** Aim of the exercise **
Everything from the line containing "Clone this chart in seaborn and matplotlib." through the line containing "plt.rcParams['font.family'] = ['Liberation" should be repeated exactly, and nothing else from the data.

[Entries from a dataset]
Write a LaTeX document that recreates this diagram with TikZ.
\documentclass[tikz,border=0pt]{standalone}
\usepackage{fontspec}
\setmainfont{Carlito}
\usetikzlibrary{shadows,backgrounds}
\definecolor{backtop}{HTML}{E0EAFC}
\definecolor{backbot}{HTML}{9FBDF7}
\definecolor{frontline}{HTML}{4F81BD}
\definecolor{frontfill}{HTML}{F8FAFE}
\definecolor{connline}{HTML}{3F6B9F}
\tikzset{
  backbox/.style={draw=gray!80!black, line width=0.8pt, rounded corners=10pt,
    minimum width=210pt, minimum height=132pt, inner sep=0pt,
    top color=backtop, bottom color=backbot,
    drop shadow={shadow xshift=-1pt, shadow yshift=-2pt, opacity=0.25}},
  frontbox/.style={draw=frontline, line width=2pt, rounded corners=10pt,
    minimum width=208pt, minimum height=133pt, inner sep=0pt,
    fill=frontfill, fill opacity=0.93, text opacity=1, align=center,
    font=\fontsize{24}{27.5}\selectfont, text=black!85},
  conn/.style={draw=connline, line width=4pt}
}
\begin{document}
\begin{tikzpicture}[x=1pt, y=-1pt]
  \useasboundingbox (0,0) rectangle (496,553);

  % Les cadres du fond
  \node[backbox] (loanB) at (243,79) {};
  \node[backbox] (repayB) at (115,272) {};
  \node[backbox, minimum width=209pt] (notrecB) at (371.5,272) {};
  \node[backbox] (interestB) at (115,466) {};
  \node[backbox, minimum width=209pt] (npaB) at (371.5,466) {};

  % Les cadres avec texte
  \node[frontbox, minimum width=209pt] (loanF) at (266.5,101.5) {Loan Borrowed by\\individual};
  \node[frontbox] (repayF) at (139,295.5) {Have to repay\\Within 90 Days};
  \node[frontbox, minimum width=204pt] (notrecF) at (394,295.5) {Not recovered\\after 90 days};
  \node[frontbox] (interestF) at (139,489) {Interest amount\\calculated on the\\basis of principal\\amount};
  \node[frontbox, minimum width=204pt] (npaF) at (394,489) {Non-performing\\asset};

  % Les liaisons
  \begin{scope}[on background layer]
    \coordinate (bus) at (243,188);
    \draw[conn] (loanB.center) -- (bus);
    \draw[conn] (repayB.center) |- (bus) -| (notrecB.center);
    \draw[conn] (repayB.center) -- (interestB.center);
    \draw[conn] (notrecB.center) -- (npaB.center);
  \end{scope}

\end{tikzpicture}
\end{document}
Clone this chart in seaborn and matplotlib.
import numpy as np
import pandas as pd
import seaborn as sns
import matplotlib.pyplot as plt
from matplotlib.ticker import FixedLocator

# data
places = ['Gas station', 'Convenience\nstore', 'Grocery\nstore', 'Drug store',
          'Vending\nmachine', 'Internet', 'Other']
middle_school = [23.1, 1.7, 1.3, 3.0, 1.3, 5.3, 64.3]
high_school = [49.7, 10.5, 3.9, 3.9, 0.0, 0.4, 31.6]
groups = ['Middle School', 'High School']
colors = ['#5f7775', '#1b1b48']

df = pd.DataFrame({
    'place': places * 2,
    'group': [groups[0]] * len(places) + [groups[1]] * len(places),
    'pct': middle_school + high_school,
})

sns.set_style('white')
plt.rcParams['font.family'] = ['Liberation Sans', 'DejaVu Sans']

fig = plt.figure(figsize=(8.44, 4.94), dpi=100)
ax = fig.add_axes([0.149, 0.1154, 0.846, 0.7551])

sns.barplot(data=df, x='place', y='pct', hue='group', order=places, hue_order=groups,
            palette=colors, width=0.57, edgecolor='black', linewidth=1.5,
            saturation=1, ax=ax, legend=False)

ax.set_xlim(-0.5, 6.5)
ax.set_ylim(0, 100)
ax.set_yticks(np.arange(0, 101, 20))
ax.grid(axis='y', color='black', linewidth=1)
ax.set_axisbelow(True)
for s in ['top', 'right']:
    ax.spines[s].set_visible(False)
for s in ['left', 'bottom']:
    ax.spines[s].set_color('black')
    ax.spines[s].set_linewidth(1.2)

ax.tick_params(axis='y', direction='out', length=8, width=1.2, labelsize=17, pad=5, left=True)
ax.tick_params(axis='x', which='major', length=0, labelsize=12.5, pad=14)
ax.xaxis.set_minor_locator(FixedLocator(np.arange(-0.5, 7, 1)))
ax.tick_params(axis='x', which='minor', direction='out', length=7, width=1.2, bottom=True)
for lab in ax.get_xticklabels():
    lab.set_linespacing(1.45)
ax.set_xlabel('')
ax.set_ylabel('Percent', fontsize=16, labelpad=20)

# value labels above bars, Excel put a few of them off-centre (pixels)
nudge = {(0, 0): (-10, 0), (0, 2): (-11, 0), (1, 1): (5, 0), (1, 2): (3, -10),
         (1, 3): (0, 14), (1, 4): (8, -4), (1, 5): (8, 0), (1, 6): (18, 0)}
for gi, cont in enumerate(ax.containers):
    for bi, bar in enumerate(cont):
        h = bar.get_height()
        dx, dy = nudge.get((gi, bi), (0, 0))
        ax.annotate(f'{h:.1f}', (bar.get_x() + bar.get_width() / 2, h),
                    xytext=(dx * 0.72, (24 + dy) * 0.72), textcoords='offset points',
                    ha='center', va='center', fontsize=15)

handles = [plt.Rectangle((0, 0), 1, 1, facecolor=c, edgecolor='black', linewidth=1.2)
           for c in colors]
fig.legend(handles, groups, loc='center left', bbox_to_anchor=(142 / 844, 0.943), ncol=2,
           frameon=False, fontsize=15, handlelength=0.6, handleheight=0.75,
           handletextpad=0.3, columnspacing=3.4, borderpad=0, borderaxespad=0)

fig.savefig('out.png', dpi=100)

** The result **
Clone this chart in seaborn and matplotlib.
import numpy as np
import pandas as pd
import seaborn as sns
import matplotlib.pyplot as plt
from matplotlib.ticker import FixedLocator

# data
places = ['Gas station', 'Convenience\nstore', 'Grocery\nstore', 'Drug store',
          'Vending\nmachine', 'Internet', 'Other']
middle_school = [23.1, 1.7, 1.3, 3.0, 1.3, 5.3, 64.3]
high_school = [49.7, 10.5, 3.9, 3.9, 0.0, 0.4, 31.6]
groups = ['Middle School', 'High School']
colors = ['#5f7775', '#1b1b48']

df = pd.DataFrame({
    'place': places * 2,
    'group': [groups[0]] * len(places) + [groups[1]] * len(places),
    'pct': middle_school + high_school,
})

sns.set_style('white')
plt.rcParams['font.family'] = ['Liberation Sans', 'DejaVu Sans']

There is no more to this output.